_Records to process_
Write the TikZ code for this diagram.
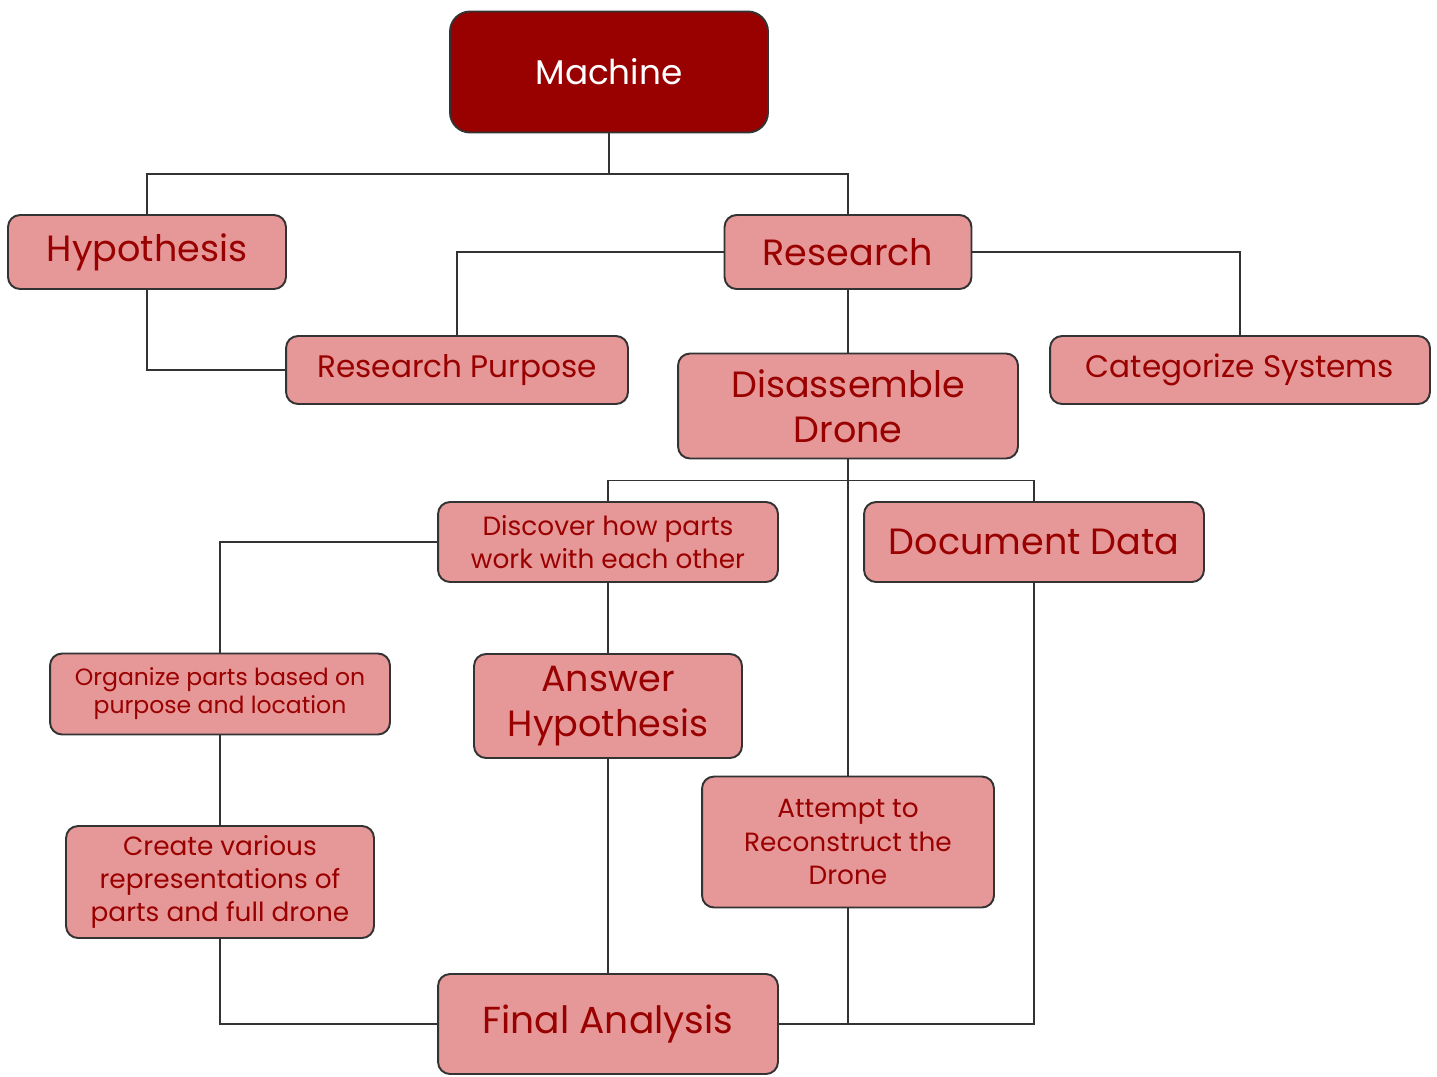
\documentclass[tikz,border=0pt]{standalone}
\usepackage{fontspec}
\setmainfont{Poppins}
\usetikzlibrary{positioning}
\definecolor{boxred}{HTML}{E69798}
\definecolor{darkred}{HTML}{990000}
\definecolor{edge}{HTML}{333333}

\begin{document}
\begin{tikzpicture}[x=0.02cm,y=-0.02cm,line width=1.1pt,
  every node/.style={draw=edge,rounded corners=0.24cm,fill=boxred,text=darkred,align=center,inner sep=0pt},
  big/.style={font=\fontsize{20.8}{25.6}\selectfont},
  mid/.style={font=\fontsize{17.7}{20}\selectfont},
  small/.style={font=\fontsize{15}{18.8}\selectfont}]
\useasboundingbox (0,0) rectangle (1437,1076);
\node[fill=darkred,text=white,rounded corners=0.4cm,minimum width=6.36cm,minimum height=2.42cm,font=\fontsize{19.5}{24}\selectfont](machine) at (609,72){Machine};
\node[big,minimum width=5.56cm,minimum height=1.48cm](hyp) at (147,252){Hypothesis};
\node[big,minimum width=4.94cm,minimum height=1.48cm](research) at (848,252){Research};
\node[mid,minimum width=6.84cm,minimum height=1.36cm](purpose) at (457,370){Research Purpose};
\node[big,minimum width=6.8cm,minimum height=2.1cm](disasm) at (848,406){Disassemble\\Drone};
\node[mid,minimum width=7.6cm,minimum height=1.36cm](categ) at (1240,370){Categorize Systems};
\node[small,minimum width=6.8cm,minimum height=1.6cm](discover) at (608,542){Discover how parts\\work with each other};
\node[big,minimum width=6.8cm,minimum height=1.6cm](docdata) at (1034,542){Document Data};
\node[small,font=\fontsize{13.4}{16}\selectfont,minimum width=6.8cm,minimum height=1.62cm](organize) at (220,694){Organize parts based on\\purpose and location};
\node[big,minimum width=5.36cm,minimum height=2.08cm](answer) at (608,706){Answer\\Hypothesis};
\node[small,minimum width=5.84cm,minimum height=2.62cm](attempt) at (848,842){Attempt to\\Reconstruct the\\Drone};
\node[small,minimum width=6.16cm,minimum height=2.24cm](create) at (220,882){Create various\\representations of\\parts and full drone};
\node[big,font=\fontsize{21.4}{25.6}\selectfont,minimum width=6.8cm,minimum height=2cm](final) at (608,1024){Final Analysis};
% tree lines
\draw[edge](machine.south)--++(0,41)coordinate(mj)-|(hyp.north);\draw[edge](mj)-|(research.north);
\draw[edge](hyp.south)|-(purpose.west);\draw[edge](research.west)-|(purpose.north);\draw[edge](research.east)-|(categ.north);
\draw[edge](research)--(disasm);
\draw[edge](disasm.south)--++(0,21)coordinate(dj)-|(discover.north);\draw[edge](dj)-|(docdata.north);
\draw[edge](disasm.south)--(attempt.north);
\draw[edge](discover.west)-|(organize.north);\draw[edge](discover)--(answer);\draw[edge](organize)--(create);
\draw[edge](create.south)|-(final.west);\draw[edge](answer)--(final);
\draw[edge](attempt.south)|-(final.east);\draw[edge](docdata.south)|-(final.east);
\end{tikzpicture}
\end{document}
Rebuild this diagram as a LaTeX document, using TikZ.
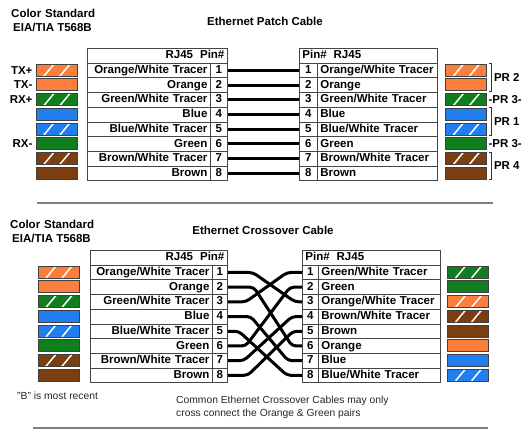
\documentclass[tikz,border=0pt]{standalone}
\usepackage{fontspec}
\setmainfont{Liberation Sans}
\definecolor{cOr}{RGB}{250,126,60}
\definecolor{cGr}{RGB}{16,125,30}
\definecolor{cBl}{RGB}{32,126,240}
\definecolor{cBr}{RGB}{122,62,16}
\definecolor{tabline}{RGB}{70,70,70}
\newcommand\tabfont{\fontsize{11.5pt}{13pt}\selectfont\bfseries}
\newcommand\notefont{\fontsize{10.3pt}{12pt}\selectfont}
\begin{document}
\begin{tikzpicture}[x=1pt,y=-1pt,
  title/.style={font=\tabfont, inner sep=0pt},
  cellbase/.style={draw=tabline, line width=0.8pt, minimum height=14.7pt, inner ysep=0pt,
    text height=8.6pt, text depth=2.4pt, font=\tabfont, anchor=north west},
  mainL/.style={cellbase, inner xsep=3pt, text width=#1, align=right},
  mainR/.style={cellbase, inner xsep=3pt, text width=#1, align=left},
  pincell/.style={cellbase, inner xsep=0pt, minimum width=#1},
  wire/.style={line width=3pt, draw=black},
  swatch/.style={draw=black!75, line width=0.7pt, fill=#1, minimum width=41pt,
    minimum height=12pt, inner sep=0pt},
  striped/.style={path picture={\draw[white, line width=1.5pt]
    ([xshift=8pt]path picture bounding box.south west) -- ([xshift=18pt]path picture bounding box.north west)
    ([xshift=24pt]path picture bounding box.south west) -- ([xshift=34pt]path picture bounding box.north west);}},
  plain/.style={},
  sepline/.style={draw=black!50, line width=1.6pt},
  lbl/.style={font=\tabfont, inner sep=0pt},
  note/.style={font=\notefont, inner sep=0pt, text=black!85},
  brk/.style={draw=black!80, line width=0.8pt}
]
\useasboundingbox (0,0) rectangle (524,429);

% ---------- top section ----------
\node[title, anchor=west] (cs1) at (11,13) {Color\hspace{4pt}Standard};
\node[title, anchor=west] (eia1) at (13,27) {EIA/TIA T568B};
\node[title] (ept) at (265,21) {Ethernet Patch Cable};

\node[mainL=134pt] (TLH) at (87,48) {RJ45\hspace{7pt}Pin\#};
\node[mainR=132pt] (TRH) at (299,48) {Pin\#\hspace{7pt}RJ45};
\foreach \txt [count=\i] in {Orange/White Tracer,Orange,Green/White Tracer,Blue,Blue/White Tracer,Green,Brown/White Tracer,Brown}{
  \node[mainL=117pt] (TLM\i) at (87,{48+14.7*\i}) {\txt};
  \node[pincell=17pt] (TLP\i) at (210,{48+14.7*\i}) {\i};
  \node[pincell=18pt] (TRP\i) at (299,{48+14.7*\i}) {\i};
  \node[mainR=114pt] (TRM\i) at (317,{48+14.7*\i}) {\txt};
  \draw[wire] (TLP\i.east) -- (TRP\i.west);
}
\foreach \c/\s [count=\i] in {cOr/striped,cOr/plain,cGr/striped,cBl/plain,cBl/striped,cGr/plain,cBr/striped,cBr/plain}{
  \node[swatch=\c,\s] (TLS\i) at (56.5,{55.35+14.7*\i}) {};
  \node[swatch=\c,\s] (TRS\i) at (466,{55.35+14.7*\i}) {};
}
\node[lbl, anchor=east, xshift=-3pt] (tx1) at (TLS1.west) {TX+};
\node[lbl, anchor=east, xshift=-3pt] (tx2) at (TLS2.west) {TX-};
\node[lbl, anchor=east, xshift=-3pt] (rx1) at (TLS3.west) {RX+};
\node[lbl, anchor=east, xshift=-3pt] (rx2) at (TLS6.west) {RX-};

\draw[brk] ([xshift=2pt]TRS1.north east) -| ([xshift=5pt]TRS2.south east) -- ([xshift=2pt]TRS2.south east);
\draw[brk] ([xshift=2pt]TRS4.north east) -| ([xshift=5pt]TRS5.south east) -- ([xshift=2pt]TRS5.south east);
\draw[brk] ([xshift=2pt]TRS7.north east) -| ([xshift=5pt]TRS8.south east) -- ([xshift=2pt]TRS8.south east);
\node[lbl, anchor=west, xshift=7pt, yshift=-1pt] (pr2) at (TRS1.south east) {PR 2};
\node[lbl, anchor=west, xshift=1.5pt] (pr3a) at (TRS3.east) {-PR 3-};
\node[lbl, anchor=west, xshift=7pt, yshift=-1pt] (pr1) at (TRS4.south east) {PR 1};
\node[lbl, anchor=west, xshift=1.5pt] (pr3b) at (TRS6.east) {-PR 3-};
\node[lbl, anchor=west, xshift=7pt, yshift=-1pt] (pr4) at (TRS7.south east) {PR 4};

\draw[sepline] (37,203) -- (493,203);

% ---------- bottom section ----------
\node[title, anchor=west] (cs2) at (10,224) {Color\hspace{4pt}Standard};
\node[title, anchor=west] (eia2) at (12,238) {EIA/TIA T568B};
\node[title] (ecc) at (263,230) {Ethernet Crossover Cable};

\node[mainL=131pt] (BLH) at (90,250) {RJ45\hspace{7pt}Pin\#};
\node[mainR=132pt] (BRH) at (302,250) {Pin\#\hspace{7pt}RJ45};
\foreach \txt [count=\i] in {Orange/White Tracer,Orange,Green/White Tracer,Blue,Blue/White Tracer,Green,Brown/White Tracer,Brown}{
  \node[mainL=116pt] (BLM\i) at (90,{250+14.7*\i}) {\txt};
  \node[pincell=15pt] (BLP\i) at (212,{250+14.7*\i}) {\i};
}
\foreach \txt [count=\i] in {Green/White Tracer,Green,Orange/White Tracer,Brown/White Tracer,Brown,Orange,Blue,Blue/White Tracer}{
  \node[pincell=16pt] (BRP\i) at (302,{250+14.7*\i}) {\i};
  \node[mainR=116pt] (BRM\i) at (318,{250+14.7*\i}) {\txt};
}
\foreach \l/\r/\a/\b in {1/3/25/7, 2/6/26/10, 3/1/18/15, 4/7/23/14, 5/8/11/15, 6/2/18/12, 7/4/16/10, 8/5/20/9}{
  \draw[wire, rounded corners=4pt] (BLP\l.east) -- ([xshift=\a]BLP\l.east) -- ([xshift=-\b]BRP\r.west) -- (BRP\r.west);
}
\foreach \c/\s [count=\i] in {cOr/striped,cOr/plain,cGr/striped,cBl/plain,cBl/striped,cGr/plain,cBr/striped,cBr/plain}{
  \node[swatch=\c,\s] (BLS\i) at (58.5,{257.35+14.7*\i}) {};
}
\foreach \c/\s [count=\i] in {cGr/striped,cGr/plain,cOr/striped,cBr/striped,cBr/plain,cOr/plain,cBl/plain,cBl/striped}{
  \node[swatch=\c,\s] (BRS\i) at (468,{257.35+14.7*\i}) {};
}

\node[note, anchor=west] (brec) at (17,396) {"B" is most recent};
\node[note, anchor=west] (note1) at (176,401) {Common Ethernet Crossover Cables may only};
\node[note, anchor=west] (note2) at (176,414) {cross connect the Orange \& Green pairs};

\draw[sepline] (33,428) -- (488,428);
\end{tikzpicture}
\end{document}
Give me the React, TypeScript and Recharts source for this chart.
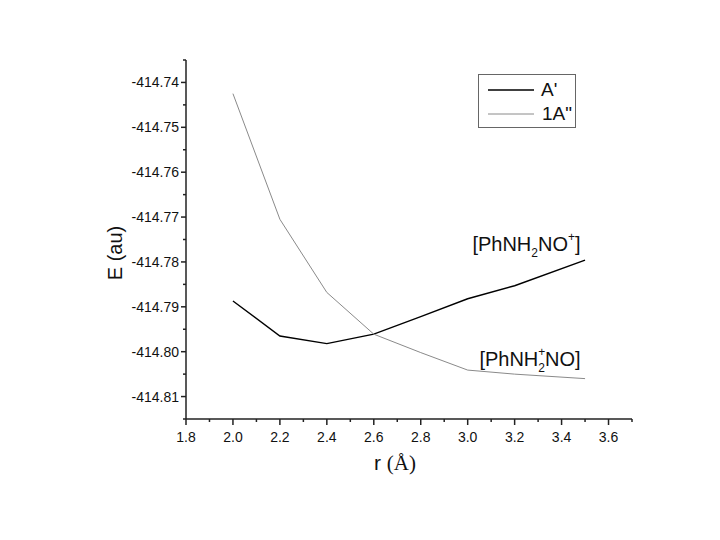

_Directions for this task_
What's needed is an exact copy of the records above from the line containing "Rebuild this diagram" down to the line containing "(ept) at (265,21)", both included, without any pictures.

_Exercise output_
Rebuild this diagram as a LaTeX document, using TikZ.
\documentclass[tikz,border=0pt]{standalone}
\usepackage{fontspec}
\setmainfont{Liberation Sans}
\definecolor{cOr}{RGB}{250,126,60}
\definecolor{cGr}{RGB}{16,125,30}
\definecolor{cBl}{RGB}{32,126,240}
\definecolor{cBr}{RGB}{122,62,16}
\definecolor{tabline}{RGB}{70,70,70}
\newcommand\tabfont{\fontsize{11.5pt}{13pt}\selectfont\bfseries}
\newcommand\notefont{\fontsize{10.3pt}{12pt}\selectfont}
\begin{document}
\begin{tikzpicture}[x=1pt,y=-1pt,
  title/.style={font=\tabfont, inner sep=0pt},
  cellbase/.style={draw=tabline, line width=0.8pt, minimum height=14.7pt, inner ysep=0pt,
    text height=8.6pt, text depth=2.4pt, font=\tabfont, anchor=north west},
  mainL/.style={cellbase, inner xsep=3pt, text width=#1, align=right},
  mainR/.style={cellbase, inner xsep=3pt, text width=#1, align=left},
  pincell/.style={cellbase, inner xsep=0pt, minimum width=#1},
  wire/.style={line width=3pt, draw=black},
  swatch/.style={draw=black!75, line width=0.7pt, fill=#1, minimum width=41pt,
    minimum height=12pt, inner sep=0pt},
  striped/.style={path picture={\draw[white, line width=1.5pt]
    ([xshift=8pt]path picture bounding box.south west) -- ([xshift=18pt]path picture bounding box.north west)
    ([xshift=24pt]path picture bounding box.south west) -- ([xshift=34pt]path picture bounding box.north west);}},
  plain/.style={},
  sepline/.style={draw=black!50, line width=1.6pt},
  lbl/.style={font=\tabfont, inner sep=0pt},
  note/.style={font=\notefont, inner sep=0pt, text=black!85},
  brk/.style={draw=black!80, line width=0.8pt}
]
\useasboundingbox (0,0) rectangle (524,429);

% ---------- top section ----------
\node[title, anchor=west] (cs1) at (11,13) {Color\hspace{4pt}Standard};
\node[title, anchor=west] (eia1) at (13,27) {EIA/TIA T568B};
\node[title] (ept) at (265,21) {Ethernet Patch Cable};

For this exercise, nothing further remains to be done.